Depuis le début du mouvement des « gilets jaunes », l’une des principales demandes consiste à demander des baisses d’impôts et à bénéficier de plus de service public. Cette revendication peut paraître contradictoire. Mais la réalité est plus complexe…Car le véritable enjeu réside en effet dans une meilleure répartition des richesses via la fiscalité notamment.

L’impôt finance l’action publique...

L’évidence mérite d’être rappelée sans relâche : sans impôt, il n’y a pas de service public ni, plus largement, de vie en société possible. Les recettes publiques, on l’oublie ou on le minimise trop souvent, financent l’action publique : éducation, santé, sécurité, aides publiques, et nous en passons. Baisser les impôts revient donc à mettre l’action publique en péril : sans financement, elle meurt et les missions qu’elle exerce sont alors abandonnées ou assurées par le secteur privé. Ce dernier ne se privera pas de les facturer à leurs clients, mais seulement à celles et ceux qui ont les moyens d’y avoir accès. Et moyennant un bénéfice qui gonflera mécaniquement les coûts des services privatisés, bien évidemment…

De fait, on ne peut donc sérieusement soutenir qu’on peut maintenir et, a fortiori, renforcer, le service public en réduisant globalement les impôts. Tout comme il est impossible de soutenir qu’on peut bénéficier d’une couverture sociale si l’on réduit les recettes sociales (voir à ce sujet notre note intitulée « Prélèvements obligatoires et PIB : un indicateur partiel et discutable »). . CQFD...

… mais l’enjeu est de mieux le répartir !

Seulement voilà, à y regarder de plus près, la revendication « moins d’impôt et plus de service public » d’une grande partie de la population s’avère moins simpliste et contradictoire qu’il n’y paraît. L’évolution du rapport des français à l’impôt s’avère de ce point de vue instructive.

Jusqu’à la mise en œuvre des politiques de rigueur budgétaire suite à la crise, les français étaient majoritairement favorables à un haut niveau d’imposition afin de bénéficier de services publics de qualité. Une proportion importante se déclarait même favorable à une légère hausse d’impôt pour bénéficier d’un service public plus présent et plus efficace. Et une minorité souhaitait voir baisser les impôts quitte à voir baisser le niveau des prestations publiques.

Depuis la période 2008/2012 en revanche, les proportions se sont progressivement inversées, une majorité de français se déclarant désormais prête à payer moins d’impôt quitte à bénéficier de « moins » de service public. Un sondage BVA (« Les services publics vus par les usagers ») de décembre 2013  montrait ainsi que 71 % des usagers se déclaraient satisfaits des services publics, mais que 63 % des personnes interrogées préféraient payer moins d’impôts et voir diminuer les prestations des services publics contre 31 % qui estimaient au contraire qu’il fallait augmenter la qualité des prestations des services publics quitte à augmenter les impôts.

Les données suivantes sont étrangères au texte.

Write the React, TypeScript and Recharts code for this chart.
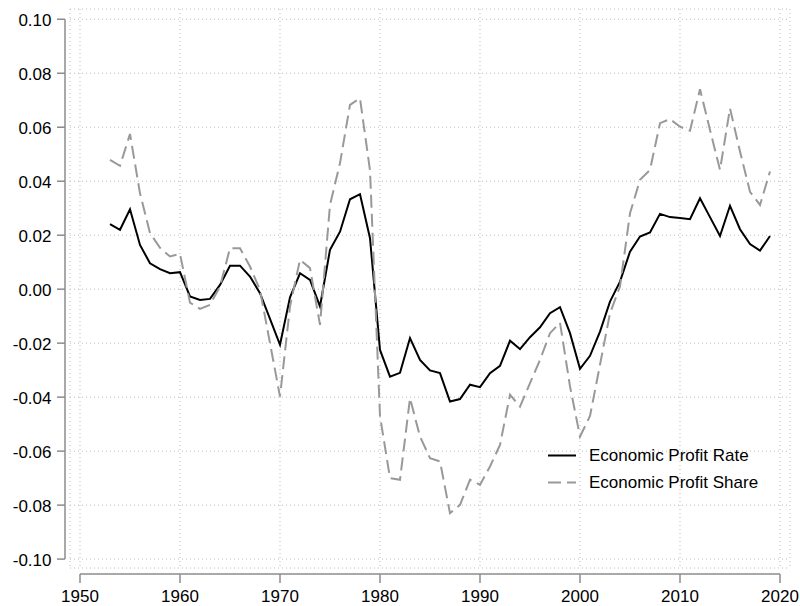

Cette évolution s’explique, la rigueur budgétaire à l’oeuvre depuis 2008 ayant produit ses effets. Elle s’est en effet traduite par un éloignement du service public et, simultanément, par des hausses d’impôt. Du « perdant-perdant » en somme alors que le sentiment d’une fiscalité de plus en plus complexe et injuste s’est développé, notamment sur fond d’affaires d’évasion et de fraude fiscales. Une partie croissante de la population a ainsi basculé et estimé qu’elle payait trop dans un tel contexte alors que « d’autres » n’en payaient pas assez. A titre d’exemple, selon une étude Harris interactive de février 2013, 74% des personnes interrogées estimaient que « les classes moyennes sont les principales contributrices de l’effort fiscal ». Ce sentiment s’est récemment largement confirmé avec la loi de finances 2018 et la suppression du très symbolique impôt de solidarité sur la fortune (ISF).

Débattre sans se faire battre

Le mouvement actuel et, surtout, l’analyse des politiques fiscales et des enjeux le révèle : le système fiscal est à bout de souffle. En témoignent, les dégâts de la concurrence fiscale, l’absence de réforme fiscale prenant en compte la numérisation de l’économie, le trop faible rôle joué par l’impôt dans la réduction des inégalités, l’ampleur de l’évitement de l’impôt (optimisation agressive, fraude) et, par conséquent, la dégradation inquiétante du consentement à l’impôt.

Dans une telle période, le danger est donc de voir l’idéologie dominante instrumentaliser la demande de « moins d’impôt » pour réduire la place de l’État et des services publics. Soit, au fond, de profiter de ce contexte pour imposer ses vues historiques… Or, le message de la population n’est pas celui-ci : c’est bien la question de la répartition des richesses et de la réhabilitation du service public qui est posée. Autrement dit, d’une justice fiscale et sociale très éloignée des orientations gouvernementales actuelles.